Copy out the lines that include the word "React".
— BEGIN Entries provided —
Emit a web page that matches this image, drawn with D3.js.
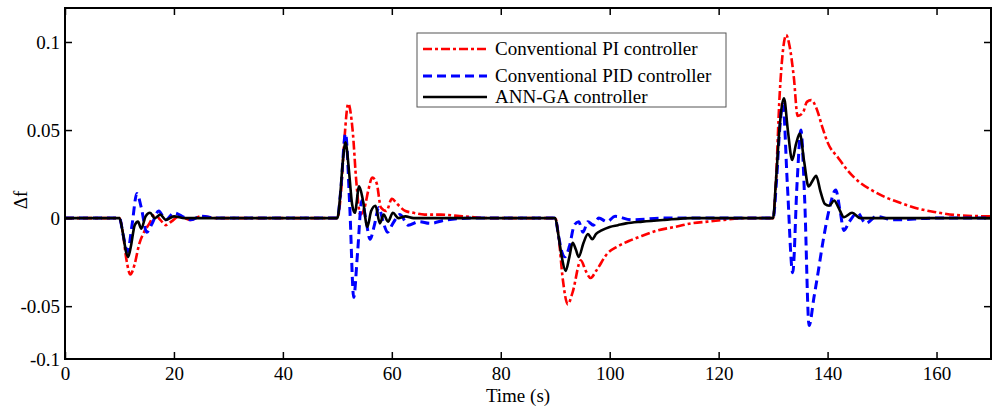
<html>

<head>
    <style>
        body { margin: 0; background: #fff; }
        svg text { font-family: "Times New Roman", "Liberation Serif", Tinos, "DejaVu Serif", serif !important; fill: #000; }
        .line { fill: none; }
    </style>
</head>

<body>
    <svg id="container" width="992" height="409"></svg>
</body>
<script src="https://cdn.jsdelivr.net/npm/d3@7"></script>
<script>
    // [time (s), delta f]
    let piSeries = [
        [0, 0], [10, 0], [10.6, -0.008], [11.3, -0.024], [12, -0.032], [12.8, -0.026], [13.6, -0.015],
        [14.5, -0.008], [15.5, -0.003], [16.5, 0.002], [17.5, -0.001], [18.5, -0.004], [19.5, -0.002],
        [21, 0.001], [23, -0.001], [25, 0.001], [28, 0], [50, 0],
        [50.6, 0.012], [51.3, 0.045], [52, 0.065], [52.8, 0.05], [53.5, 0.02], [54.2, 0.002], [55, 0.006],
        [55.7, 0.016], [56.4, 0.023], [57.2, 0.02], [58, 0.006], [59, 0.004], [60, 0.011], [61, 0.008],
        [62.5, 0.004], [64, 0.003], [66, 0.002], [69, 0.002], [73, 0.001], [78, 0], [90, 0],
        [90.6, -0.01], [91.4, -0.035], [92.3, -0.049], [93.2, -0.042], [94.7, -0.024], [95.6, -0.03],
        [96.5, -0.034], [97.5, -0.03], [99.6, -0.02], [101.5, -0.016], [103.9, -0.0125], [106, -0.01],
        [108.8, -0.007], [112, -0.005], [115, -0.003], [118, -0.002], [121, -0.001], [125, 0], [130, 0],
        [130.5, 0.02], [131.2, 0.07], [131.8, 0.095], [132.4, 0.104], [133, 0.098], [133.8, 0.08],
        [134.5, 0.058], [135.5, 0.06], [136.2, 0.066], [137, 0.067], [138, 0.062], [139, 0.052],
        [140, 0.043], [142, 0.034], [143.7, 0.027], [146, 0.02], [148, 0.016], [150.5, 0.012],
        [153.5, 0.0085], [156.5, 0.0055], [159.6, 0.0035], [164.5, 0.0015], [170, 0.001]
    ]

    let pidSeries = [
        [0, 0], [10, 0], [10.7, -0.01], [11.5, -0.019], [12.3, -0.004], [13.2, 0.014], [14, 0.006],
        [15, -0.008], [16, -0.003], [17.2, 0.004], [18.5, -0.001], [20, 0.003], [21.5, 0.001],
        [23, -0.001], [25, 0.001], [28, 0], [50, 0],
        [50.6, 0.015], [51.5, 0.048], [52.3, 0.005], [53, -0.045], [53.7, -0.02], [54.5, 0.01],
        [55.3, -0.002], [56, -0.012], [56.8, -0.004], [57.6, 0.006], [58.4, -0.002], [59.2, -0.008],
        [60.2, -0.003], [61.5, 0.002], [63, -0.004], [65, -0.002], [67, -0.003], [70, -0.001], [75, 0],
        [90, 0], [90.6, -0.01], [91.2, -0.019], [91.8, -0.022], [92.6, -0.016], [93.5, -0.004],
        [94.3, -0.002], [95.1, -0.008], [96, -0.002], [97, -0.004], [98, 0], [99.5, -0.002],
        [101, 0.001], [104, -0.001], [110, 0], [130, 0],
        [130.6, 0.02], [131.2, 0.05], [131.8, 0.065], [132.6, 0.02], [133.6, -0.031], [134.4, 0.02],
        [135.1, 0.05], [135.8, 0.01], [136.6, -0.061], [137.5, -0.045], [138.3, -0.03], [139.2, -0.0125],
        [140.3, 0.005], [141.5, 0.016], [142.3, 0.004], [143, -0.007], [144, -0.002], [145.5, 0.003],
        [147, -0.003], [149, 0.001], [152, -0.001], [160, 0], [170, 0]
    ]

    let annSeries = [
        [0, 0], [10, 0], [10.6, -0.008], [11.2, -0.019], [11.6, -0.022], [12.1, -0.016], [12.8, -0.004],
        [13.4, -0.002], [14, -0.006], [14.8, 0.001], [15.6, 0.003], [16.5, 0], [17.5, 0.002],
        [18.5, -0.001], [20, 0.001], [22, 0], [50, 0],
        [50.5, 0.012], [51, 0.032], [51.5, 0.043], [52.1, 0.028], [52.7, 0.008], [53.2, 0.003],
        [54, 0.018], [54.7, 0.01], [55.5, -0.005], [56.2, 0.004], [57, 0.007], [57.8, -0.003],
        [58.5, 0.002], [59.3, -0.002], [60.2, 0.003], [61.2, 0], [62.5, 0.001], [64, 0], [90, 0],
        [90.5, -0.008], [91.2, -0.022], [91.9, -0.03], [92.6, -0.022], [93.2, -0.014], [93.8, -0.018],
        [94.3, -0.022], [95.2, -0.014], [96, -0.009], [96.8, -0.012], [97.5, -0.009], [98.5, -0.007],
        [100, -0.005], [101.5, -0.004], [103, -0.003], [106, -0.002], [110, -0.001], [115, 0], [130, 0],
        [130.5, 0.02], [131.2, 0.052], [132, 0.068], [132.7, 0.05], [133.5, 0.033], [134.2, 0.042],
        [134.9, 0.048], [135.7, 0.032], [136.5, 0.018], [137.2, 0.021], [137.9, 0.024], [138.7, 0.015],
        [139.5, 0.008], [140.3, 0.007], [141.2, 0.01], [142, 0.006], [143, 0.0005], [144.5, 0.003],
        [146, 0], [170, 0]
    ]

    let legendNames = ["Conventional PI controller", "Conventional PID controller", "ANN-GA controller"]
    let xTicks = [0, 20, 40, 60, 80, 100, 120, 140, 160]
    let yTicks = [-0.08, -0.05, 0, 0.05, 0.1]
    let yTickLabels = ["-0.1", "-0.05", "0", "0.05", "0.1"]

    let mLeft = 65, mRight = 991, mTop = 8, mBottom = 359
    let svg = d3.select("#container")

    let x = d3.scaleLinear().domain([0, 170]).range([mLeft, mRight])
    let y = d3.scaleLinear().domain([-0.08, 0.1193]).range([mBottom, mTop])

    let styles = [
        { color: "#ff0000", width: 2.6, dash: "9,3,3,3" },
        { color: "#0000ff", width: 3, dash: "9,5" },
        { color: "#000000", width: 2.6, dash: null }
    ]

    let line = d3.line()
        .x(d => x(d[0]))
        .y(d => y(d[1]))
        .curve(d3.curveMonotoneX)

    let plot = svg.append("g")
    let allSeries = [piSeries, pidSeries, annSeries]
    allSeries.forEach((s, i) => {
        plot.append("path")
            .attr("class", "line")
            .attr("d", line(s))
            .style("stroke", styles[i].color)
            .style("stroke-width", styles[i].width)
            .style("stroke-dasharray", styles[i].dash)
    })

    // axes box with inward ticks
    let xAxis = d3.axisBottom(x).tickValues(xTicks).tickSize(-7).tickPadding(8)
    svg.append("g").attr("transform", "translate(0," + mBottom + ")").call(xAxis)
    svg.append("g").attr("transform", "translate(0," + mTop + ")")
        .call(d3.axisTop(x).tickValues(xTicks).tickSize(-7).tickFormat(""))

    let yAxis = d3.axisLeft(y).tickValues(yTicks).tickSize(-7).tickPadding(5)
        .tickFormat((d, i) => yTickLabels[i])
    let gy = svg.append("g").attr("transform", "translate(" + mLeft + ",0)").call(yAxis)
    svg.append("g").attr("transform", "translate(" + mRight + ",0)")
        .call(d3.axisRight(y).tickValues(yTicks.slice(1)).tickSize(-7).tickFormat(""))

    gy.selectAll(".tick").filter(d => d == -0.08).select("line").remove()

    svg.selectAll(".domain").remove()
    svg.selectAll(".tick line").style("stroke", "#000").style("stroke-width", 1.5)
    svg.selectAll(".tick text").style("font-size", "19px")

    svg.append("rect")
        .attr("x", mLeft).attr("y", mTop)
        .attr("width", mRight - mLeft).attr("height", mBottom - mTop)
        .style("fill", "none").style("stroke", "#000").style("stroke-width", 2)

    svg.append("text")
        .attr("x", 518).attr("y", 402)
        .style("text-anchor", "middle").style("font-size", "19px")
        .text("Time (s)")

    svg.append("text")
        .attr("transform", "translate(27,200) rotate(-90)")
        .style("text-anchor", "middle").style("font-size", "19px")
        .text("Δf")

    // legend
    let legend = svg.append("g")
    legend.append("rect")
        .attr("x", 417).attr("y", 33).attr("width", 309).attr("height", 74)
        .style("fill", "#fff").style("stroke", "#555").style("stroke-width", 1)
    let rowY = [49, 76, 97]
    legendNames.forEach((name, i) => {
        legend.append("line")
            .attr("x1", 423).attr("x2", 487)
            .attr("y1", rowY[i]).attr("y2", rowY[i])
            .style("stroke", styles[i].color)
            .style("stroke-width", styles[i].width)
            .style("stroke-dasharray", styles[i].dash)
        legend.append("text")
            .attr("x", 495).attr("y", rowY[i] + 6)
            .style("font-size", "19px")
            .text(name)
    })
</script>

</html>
— END Entries provided —
— BEGIN Entries provided —
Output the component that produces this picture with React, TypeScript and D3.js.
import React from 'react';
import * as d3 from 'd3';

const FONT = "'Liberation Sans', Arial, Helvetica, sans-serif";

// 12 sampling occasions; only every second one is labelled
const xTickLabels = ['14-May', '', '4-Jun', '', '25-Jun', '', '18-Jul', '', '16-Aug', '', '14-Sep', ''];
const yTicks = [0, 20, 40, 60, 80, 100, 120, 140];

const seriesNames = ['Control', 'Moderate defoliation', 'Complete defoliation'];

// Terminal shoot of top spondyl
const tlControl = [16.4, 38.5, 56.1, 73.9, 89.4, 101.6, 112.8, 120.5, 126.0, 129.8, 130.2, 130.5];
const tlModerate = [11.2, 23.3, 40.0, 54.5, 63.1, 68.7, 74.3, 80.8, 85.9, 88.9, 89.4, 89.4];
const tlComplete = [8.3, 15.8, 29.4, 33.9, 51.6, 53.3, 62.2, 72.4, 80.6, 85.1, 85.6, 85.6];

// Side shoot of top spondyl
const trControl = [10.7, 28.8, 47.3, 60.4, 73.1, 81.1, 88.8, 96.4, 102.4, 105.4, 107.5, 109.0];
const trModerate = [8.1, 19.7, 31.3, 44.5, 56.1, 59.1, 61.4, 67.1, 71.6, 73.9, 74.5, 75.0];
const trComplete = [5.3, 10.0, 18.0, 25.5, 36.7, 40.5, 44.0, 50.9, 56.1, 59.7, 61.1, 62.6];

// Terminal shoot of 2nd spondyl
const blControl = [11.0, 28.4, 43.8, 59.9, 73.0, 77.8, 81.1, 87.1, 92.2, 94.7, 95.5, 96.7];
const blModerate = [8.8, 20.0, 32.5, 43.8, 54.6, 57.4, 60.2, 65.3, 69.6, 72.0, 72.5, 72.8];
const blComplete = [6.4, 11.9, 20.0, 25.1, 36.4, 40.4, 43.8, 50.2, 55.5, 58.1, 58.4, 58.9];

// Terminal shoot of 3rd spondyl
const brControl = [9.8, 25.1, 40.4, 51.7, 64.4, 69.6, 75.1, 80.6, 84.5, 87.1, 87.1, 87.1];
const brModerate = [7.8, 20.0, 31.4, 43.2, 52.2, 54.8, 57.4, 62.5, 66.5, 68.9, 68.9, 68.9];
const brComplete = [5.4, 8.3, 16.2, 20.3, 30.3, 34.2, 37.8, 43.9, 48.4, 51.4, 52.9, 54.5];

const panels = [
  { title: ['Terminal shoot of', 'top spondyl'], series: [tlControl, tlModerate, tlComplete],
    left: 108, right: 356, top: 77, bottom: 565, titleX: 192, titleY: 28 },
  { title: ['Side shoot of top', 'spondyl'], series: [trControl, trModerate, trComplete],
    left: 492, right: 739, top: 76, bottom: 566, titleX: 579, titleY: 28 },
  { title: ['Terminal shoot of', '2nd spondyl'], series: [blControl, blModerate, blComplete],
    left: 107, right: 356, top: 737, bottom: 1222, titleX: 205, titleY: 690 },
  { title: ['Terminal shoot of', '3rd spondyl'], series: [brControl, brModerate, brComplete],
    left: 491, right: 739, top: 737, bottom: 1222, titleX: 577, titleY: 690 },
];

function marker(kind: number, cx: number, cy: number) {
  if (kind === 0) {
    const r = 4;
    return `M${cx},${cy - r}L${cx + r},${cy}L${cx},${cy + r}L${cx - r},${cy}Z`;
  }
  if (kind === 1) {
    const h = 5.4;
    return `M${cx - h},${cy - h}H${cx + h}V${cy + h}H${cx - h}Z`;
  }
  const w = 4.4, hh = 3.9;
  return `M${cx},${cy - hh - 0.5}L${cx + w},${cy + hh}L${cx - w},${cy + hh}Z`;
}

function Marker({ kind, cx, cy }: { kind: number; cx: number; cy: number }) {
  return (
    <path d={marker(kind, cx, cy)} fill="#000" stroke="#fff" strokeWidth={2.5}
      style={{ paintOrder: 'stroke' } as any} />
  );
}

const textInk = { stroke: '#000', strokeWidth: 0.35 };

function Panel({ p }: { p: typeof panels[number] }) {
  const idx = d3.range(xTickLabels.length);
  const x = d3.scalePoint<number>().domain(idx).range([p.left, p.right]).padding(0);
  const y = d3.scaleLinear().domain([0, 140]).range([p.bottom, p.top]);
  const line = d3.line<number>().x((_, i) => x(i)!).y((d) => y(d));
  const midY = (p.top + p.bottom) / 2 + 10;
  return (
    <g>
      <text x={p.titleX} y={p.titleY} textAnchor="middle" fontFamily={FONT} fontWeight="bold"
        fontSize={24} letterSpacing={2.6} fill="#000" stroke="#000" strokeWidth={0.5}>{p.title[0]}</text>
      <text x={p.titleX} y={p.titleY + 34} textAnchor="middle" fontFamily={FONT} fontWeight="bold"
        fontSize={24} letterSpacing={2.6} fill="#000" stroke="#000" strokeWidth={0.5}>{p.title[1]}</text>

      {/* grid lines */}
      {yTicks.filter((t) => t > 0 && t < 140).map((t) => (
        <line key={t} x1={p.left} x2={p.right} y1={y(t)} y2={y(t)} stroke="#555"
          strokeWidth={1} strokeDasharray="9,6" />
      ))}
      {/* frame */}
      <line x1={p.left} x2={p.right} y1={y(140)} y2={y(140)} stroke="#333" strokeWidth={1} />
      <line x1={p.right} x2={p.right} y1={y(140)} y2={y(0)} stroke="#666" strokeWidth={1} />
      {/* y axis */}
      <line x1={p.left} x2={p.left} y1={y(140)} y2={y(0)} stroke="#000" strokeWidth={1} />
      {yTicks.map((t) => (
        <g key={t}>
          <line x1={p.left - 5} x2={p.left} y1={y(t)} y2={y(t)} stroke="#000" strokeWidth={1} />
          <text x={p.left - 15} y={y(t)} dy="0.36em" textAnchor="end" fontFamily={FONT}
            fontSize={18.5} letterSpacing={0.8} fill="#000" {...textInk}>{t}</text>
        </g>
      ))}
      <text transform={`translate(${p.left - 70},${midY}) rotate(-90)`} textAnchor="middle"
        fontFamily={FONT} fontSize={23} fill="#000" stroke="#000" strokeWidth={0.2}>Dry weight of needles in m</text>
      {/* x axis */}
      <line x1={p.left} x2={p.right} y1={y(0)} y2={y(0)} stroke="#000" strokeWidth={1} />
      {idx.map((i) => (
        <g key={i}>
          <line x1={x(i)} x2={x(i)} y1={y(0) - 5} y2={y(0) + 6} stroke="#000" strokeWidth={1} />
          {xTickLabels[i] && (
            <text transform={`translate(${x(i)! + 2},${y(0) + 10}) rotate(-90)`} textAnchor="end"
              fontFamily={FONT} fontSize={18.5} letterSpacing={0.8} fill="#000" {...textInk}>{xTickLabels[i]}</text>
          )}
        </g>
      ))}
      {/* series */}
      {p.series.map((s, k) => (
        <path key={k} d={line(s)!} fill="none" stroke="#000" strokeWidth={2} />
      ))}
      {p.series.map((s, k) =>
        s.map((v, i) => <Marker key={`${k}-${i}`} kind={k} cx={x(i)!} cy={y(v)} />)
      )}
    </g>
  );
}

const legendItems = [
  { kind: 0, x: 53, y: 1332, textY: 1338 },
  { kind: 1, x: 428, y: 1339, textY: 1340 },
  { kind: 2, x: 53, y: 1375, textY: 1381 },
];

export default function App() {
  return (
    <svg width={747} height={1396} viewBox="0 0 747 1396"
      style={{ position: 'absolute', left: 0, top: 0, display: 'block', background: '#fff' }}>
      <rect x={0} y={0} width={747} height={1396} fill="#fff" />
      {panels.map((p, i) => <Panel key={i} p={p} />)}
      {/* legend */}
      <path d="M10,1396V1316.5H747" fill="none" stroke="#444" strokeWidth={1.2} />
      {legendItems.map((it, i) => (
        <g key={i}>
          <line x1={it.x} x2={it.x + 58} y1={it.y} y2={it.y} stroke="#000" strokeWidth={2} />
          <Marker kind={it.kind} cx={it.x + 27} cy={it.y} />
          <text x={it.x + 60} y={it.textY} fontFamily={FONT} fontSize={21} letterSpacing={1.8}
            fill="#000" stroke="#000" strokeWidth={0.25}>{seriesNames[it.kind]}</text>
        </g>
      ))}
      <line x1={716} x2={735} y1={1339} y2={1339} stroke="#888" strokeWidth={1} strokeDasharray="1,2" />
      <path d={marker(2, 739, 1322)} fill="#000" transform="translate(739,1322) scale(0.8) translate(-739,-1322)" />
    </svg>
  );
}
— END Entries provided —
* **Result below**:
Output the component that produces this picture with React, TypeScript and D3.js.
import React from 'react';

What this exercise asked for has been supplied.